J’ai eu la chance d’échanger quelques courriels avec M. Gabor Lukacs, un mathématicien de 33 ans d’Halifax (Nouvelle-Écosse) qui a intenté plusieurs recours devant les tribunaux contre des compagnies aériennes. Certaines de ces actions touchent les droits des passagers en surpoids qui prennent l’avion.
Bien qu’il soit grandement sollicité par de nombreux médias – on l’a vu dans plusieurs médias d’envergure dont La Presse et Radio-Canada – il a accepté de répondre à quelques questions pour les personnes qui suivent ce blogue !
Comment êtes-vous devenu un ardent défenseur des droits des passagers aériens en général, et des passagers aériens en surpoids en particulier ? Comment un brillant mathématicien de taille « standard » se retrouve dans une bataille juridique contre une importante compagnie aérienne pour que les droits des personnes taille plus soient respectés ?
C’est après un processus plutôt long que j’ai décidé de défendre les droits des passagers aériens, et non pas après une décision prise sur un coup de tête. Ce processus a débuté en 2004, lorsque j’ai raté mon vol de correspondance entre Francfort et Bremen, causé par le retard de mon vol au départ d’Halifax. Je devais voler d’Hamburg à Budapest le lendemain, et j’étais plutôt inquiet. C’est là que j’ai commencé à lire sur mes droits comme passager. Et c’est ainsi que je suis tombé pour la première fois sur la Convention de Montréal et sur les règles 261/2004 de l’Union européenne.
Au cours de l’été 2005, j’ai été retardé de plus d’une journée en route vers un colloque. J’ai réalisé que ce retard était causé par le fait que le système d’atterissage aux instruments (ILS) d’Halifax n’était pas en fonction à cause de réparation sur la poste d’atterrissage, et pour cette raison, les avions ne pouvaient atterrir en période de brouillard. Continental était au courant de la situation, mais la compagnie m’a tout de même vendu un billet.
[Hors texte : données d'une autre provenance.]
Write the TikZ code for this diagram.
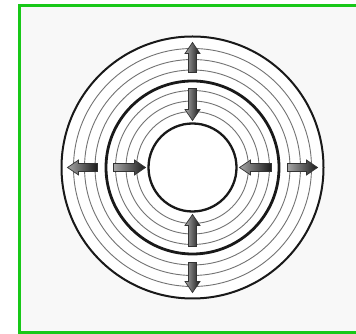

J’étais outré, et je les ai poursuivi à la Cour des petites créances , qui m’a donné raison, car la compagnie n’avait pas dépêché d’avocat pour les représenter et contester ma réclamation. Une fois le jugement rendu, Continental a tenté de le contourner, ce qui fut empêché par la cour.
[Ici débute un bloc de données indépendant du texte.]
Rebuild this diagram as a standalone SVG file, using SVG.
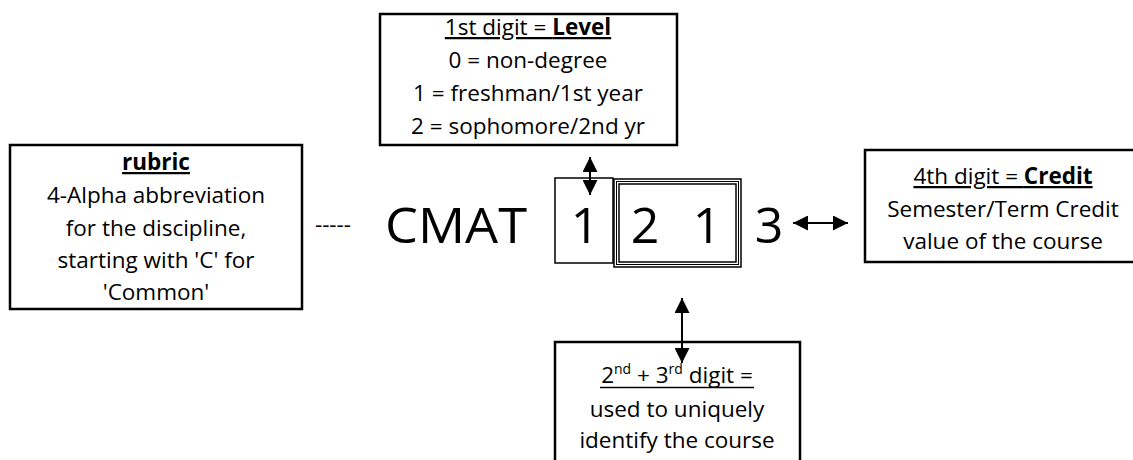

En 2007, je devais voler de Winnipeg pour un atelier d’un jour. L’appareil d’United s’est abîmé et, bien qu’un siège était disponible sur un vol de Northwest le même jour, les agents d’United ne m’ont pas réassigné à ce vol. Résultat ? J’ai raté l’atelier. Pour ajouter l’insulte à l’injure, les agents d’United ont tenté de se débarrasser de moi en appelant la sécurité aéroportuaire. L’incident résultat en un procès d’un jour et demi au terme duquel le juge de la Cour du banc de la Reine du Manitoba a établi que l’agent d’United avait menti.
Ce fut ma première expérience dans un tribunal supérieur canadien. J’étais terrifié à l’idée de ne pas être pris au sérieux car je me représentais moi-même, mais la juge Duval m’a considéré avec le plus grand respect et a tout mis en oeuvre pour que le procès soit impartial. Elle a même averti l’avocat d’United qui tentait de tirer parti du fait que je me représentais moi-même.
Ces cas étaient basés sur mes expériences personnes et furent autant de révélations pour moi : j’ai alors réalisé le peu de droit des passagers au Canada et à quel point les compagnies aériennes ne tiennent pas compte de nos droits.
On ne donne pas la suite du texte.